- Coordinates (Kiszkowo): 52°35′27″N 17°15′23″E﻿ / ﻿52.59083°N 17.25639°E
- Country: Poland
- Voivodeship: Greater Poland
- County: Gniezno
- Seat: Kiszkowo

Area
- • Total: 114.58 km^{2} (44.24 sq mi)

Population (2006)
- • Total: 5,235
- • Density: 46/km^{2} (120/sq mi)
- Website: http://www.kiszkowo.pl

= Gmina Kiszkowo =

Administrative district in Poland

Gmina Kiszkowo is a rural gmina (administrative district) in Gniezno County, Greater Poland Voivodeship, in west-central Poland.

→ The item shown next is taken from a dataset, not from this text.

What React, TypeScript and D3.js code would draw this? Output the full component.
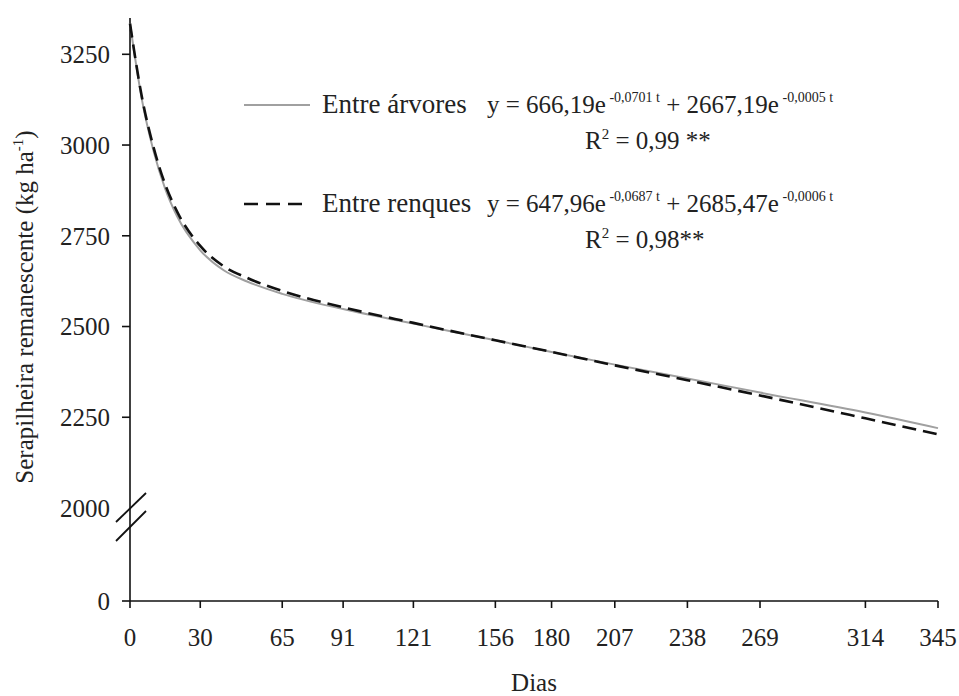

Its seat is the village of Kiszkowo, which lies approximately 25 km west of Gniezno and 32 km north-east of the regional capital Poznań.

The gmina covers an area of 114.58 km2, and as of 2006 its total population is 5,235.
It includes the village of Dąbrówka Kościelna, whose church has for centuries been a destination for Roman Catholic pilgrims.

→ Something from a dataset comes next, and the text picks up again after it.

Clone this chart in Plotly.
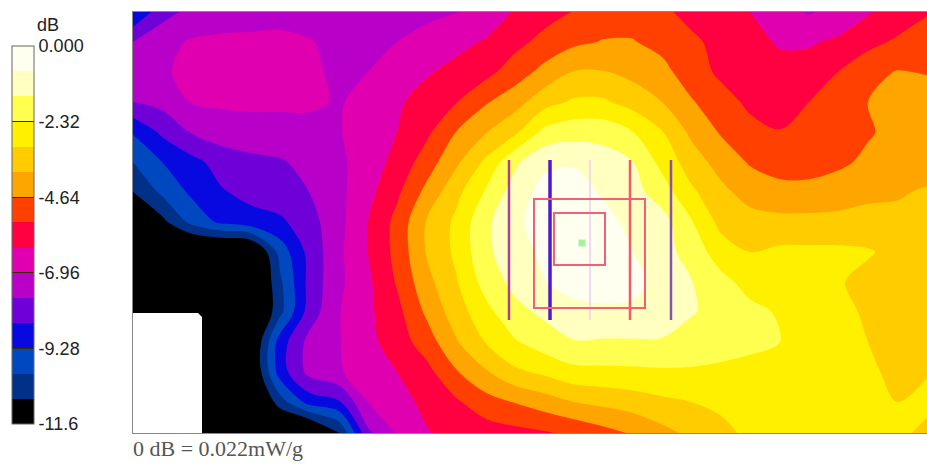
import numpy as np
import plotly.graph_objects as go

# Horizontal / vertical grid positions (pixels of the scan area)
x_pos = [0,29,59,88,117,147,176,206,235,264,294,323,353,382,411,441,470,500,529,558,588,617,647,676,705,735,764,794]
y_pos = [0,30,60,90,120,150,180,210,240,270,300,330,360,390,421]

# Field values, in colour-band units (1 unit = 0.7733 dB below peak)
row_00 = [12,10.4,9.7,9.5,9.4,9.3,9.3,9.4,9.4,9.3,9.2,9.05,8.6,7.9,7.4,6.95,6.5,6.4,6.8,7.3,7.6,8,8.6,9.1,8.6,8.1,7.6,7.1]
row_01 = [10,9.3,8.9,8.8,8.8,8.8,8.95,9.2,9.2,9.0,8.7,8.3,7.9,7.3,6.7,6.2,5.95,5.95,6.3,6.8,7.3,7.7,8.1,8.1,7.85,7.3,6.85,6.4]
row_02 = [9.6,9.1,8.8,8.7,8.7,8.7,8.9,9.1,9,8.5,8.1,7.7,7.3,6.5,5.7,4.95,4.95,5.3,5.7,6.5,7.2,7.5,7.7,7.6,7,6.3,5.95,6.05]
row_03 = [10,9.7,8.95,8.85,8.85,8.85,8.9,9.05,8.8,8.15,7.6,7.05,6.1,5.4,4.4,3.85,3.85,4.4,5,5.9,6.6,7.2,7.5,7,6.6,6,5.6,5.6]
row_04 = [11.9,10.8,9.9,9.5,9.3,9.3,9.2,9.05,8.6,8,7.2,6,5.05,4.2,2.75,2.4,2.4,3,3.95,5.2,6.1,6.7,6.95,6.7,6.4,6.1,5.7,5.5]
row_05 = [13,12,11.3,10.6,10.3,10.1,9.7,9.2,8.5,7.7,6.5,5.2,3.8,2.2,1.2,1.1,1.5,2,3.3,4.5,5.4,6.1,6.4,6.4,6.2,5.8,5.5,5.4]
row_06 = [14,12.8,11.8,11.1,10.7,10.35,10,9.25,8.3,7.2,5.7,4.3,2.9,1.5,.7,.6,1.1,1.65,2.5,3.8,4.75,5.4,5.7,5.7,5.5,5.2,5.1,4.9]
row_07 = [15.5,14.3,12.7,11.8,11.4,11.2,10.4,9.3,8,6.7,4.9,3.8,2.2,1.2,.6,.4,.7,1.25,1.6,2.9,4.3,4.6,4.7,4.7,4.7,4.7,4.75,4.75]
row_08 = [16,16,16,16,15.8,12.6,10.7,9.2,8,6.7,4.9,3.8,2.2,1.4,.8,.3,.5,1,1.6,2.4,3.5,4,3.8,3.8,3.8,3.9,4.3,4.4]
row_09 = [16,16,16,16,16,13.2,10.7,9.2,8.2,6.9,5.3,4.1,2.6,1.7,1.05,.5,.5,.7,1.4,1.95,2.7,3.35,3.5,3.6,3.9,4.3,4.5,4.5]
row_10 = [16,16,16,16,16,13.3,10.55,9.05,8.2,7.3,5.8,4.5,3.3,2.3,1.8,1.4,1.2,1.2,1.4,1.9,2.4,2.75,3.1,3.5,3.8,4.1,4.4,4.4]
row_11 = [16,16,16,16,15.5,11.5,9.7,9.05,8.3,7.5,6.5,5.1,3.95,3.1,2.5,2.05,2.1,2.1,2.1,2.5,2.7,2.85,3,3.3,3.6,4,4.3,4.4]
row_12 = [16,16,16,16,15.5,11.5,9.7,9.1,8.5,8,7.3,6.1,5.1,4.2,3.8,3.3,3.25,3.2,3.15,3.1,3.15,3.2,3.3,3.4,3.6,3.85,4.2,4.05]
row_13 = [16,16,16,16,16,13.5,11.6,11.1,9,8.3,7.8,7.15,6.4,5.95,5.5,5,4.75,4.5,4.2,4,3.8,3.6,3.45,3.4,3.45,3.7,4,3.8]
row_14 = [16,16,16,16,16,16,16,14.1,10.2,8.9,8.05,7.75,7.5,7.3,7.1,6.8,6.35,5.9,5.3,4.8,4.25,3.8,3.5,3.4,3.3,3.5,3.8,4.2]
rows = [row_00,row_01,row_02,row_03,row_04,row_05,row_06,row_07,row_08,row_09,row_10,row_11,row_12,row_13,row_14]

band_colors = ["#000000","#003088","#0048C0","#0808E0","#7000D8","#B800C8","#E000B0","#FF0040",
               "#FF4000","#FFA500","#FFCC00","#FFF000","#FFFF50","#FFFFC0","#FFFFF0"]
tick_vals = [0,-2.32,-4.64,-6.96,-9.28,-11.6]
tick_text = ["0.000","-2.32","-4.64","-6.96","-9.28","-11.6"]

probe_x = [376,417,457,497,538]
probe_colors = ["#A8409A","#5018D0","#F2D8F0","#F05A6A","#8A50B8"]
probe_widths = [2.5,3.5,2,2.5,2.5]
box_outer = [401,512,187,296]
box_inner = [421,472,201,253]
peak_pos = [449,231]

z = np.array(rows) * -0.77333
n = len(band_colors)
colorscale = []
for i, c in enumerate(band_colors):
    colorscale += [[i/n, c], [(i+1)/n, c]]

fig = go.Figure(go.Contour(
    x=x_pos, y=y_pos, z=z, zmin=-11.6, zmax=0, autocontour=False,
    contours=dict(start=-11.6+11.6/n, end=-11.6/n, size=11.6/n, coloring="fill", showlines=False),
    line=dict(width=0, smoothing=1), colorscale=colorscale, hoverinfo="skip",
    colorbar=dict(x=-0.1524, xanchor="left", xpad=0, ypad=0, y=0.919, yanchor="top",
                  thickness=22, thicknessmode="pixels", len=378, lenmode="pixels",
                  tickvals=tick_vals, ticktext=tick_text, ticks="inside", ticklen=22,
                  tickcolor="#3a2a00", tickwidth=1, outlinecolor="#666", outlinewidth=1,
                  tickfont=dict(family="Liberation Sans", size=18, color="#222"))))

shapes = []
for xp, c, w in zip(probe_x, probe_colors, probe_widths):
    shapes.append(dict(type="line", x0=xp, x1=xp, y0=148, y1=308, line=dict(color=c, width=w)))
for b, w in ((box_outer, 2), (box_inner, 2)):
    shapes.append(dict(type="rect", x0=b[0], x1=b[1], y0=b[2], y1=b[3], line=dict(color="#F06078", width=w)))
shapes.append(dict(type="path", path="M 0 421 L 0 301 L 65 301 L 69 305 L 69 421 Z",
                   fillcolor="white", line=dict(width=0)))
fig.add_trace(go.Scatter(x=[peak_pos[0]], y=[peak_pos[1]], mode="markers", showlegend=False,
                         marker=dict(symbol="square", size=7, color="#A8F0A0"), hoverinfo="skip"))

fig.update_layout(
    width=927, height=464, margin=dict(l=133, r=0, t=12, b=31), paper_bgcolor="white", plot_bgcolor="white",
    showlegend=False, shapes=shapes,
    xaxis=dict(range=[0,794], showticklabels=False, ticks="", showgrid=False, zeroline=False,
               showline=True, linecolor="#888", linewidth=1, mirror=True),
    yaxis=dict(range=[421,0], showticklabels=False, ticks="", showgrid=False, zeroline=False,
               showline=True, linecolor="#888", linewidth=1, mirror=True),
    annotations=[
        dict(text="dB", xref="paper", yref="paper", x=(48-133)/794, y=(433-25)/421, xanchor="center", yanchor="middle",
             showarrow=False, font=dict(family="Liberation Sans", size=18, color="#222")),
        dict(text="0 dB = 0.022mW/g", xref="paper", yref="paper", x=0, y=(433-463)/421, xanchor="left", yanchor="bottom",
             xshift=-2, showarrow=False, font=dict(family="Liberation Serif", size=22, color="#555")),
    ])
fig.write_html("out.html", config=dict(displayModeBar=False),
               post_script="document.body.style.margin='0';document.documentElement.style.overflow='hidden';")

The gmina contains part of the protected area called Puszcza Zielonka Landscape Park.

==Villages==
Gmina Kiszkowo contains the villages and settlements of Berkowo, Brudzewko, Charzewo, Dąbrówka Kościelna, Darmoszewo, Głębokie, Gniewkowo, Imiołki, Kamionek, Karczewko, Karczewo, Kiszkowo, Łagiewniki Kościelne, Łubowice, Łubowiczki, Myszki, Olekszyn, Rybieniec, Rybno, Skrzetuszewo, Sławno, Sroczyn, Turostówko, Turostowo, Ujazd, Węgorzewo and Wola Łagiewnicka.

==Neighbouring gminas==
Gmina Kiszkowo is bordered by the gminas of Kłecko, Łubowo, Murowana Goślina, Pobiedziska and Skoki.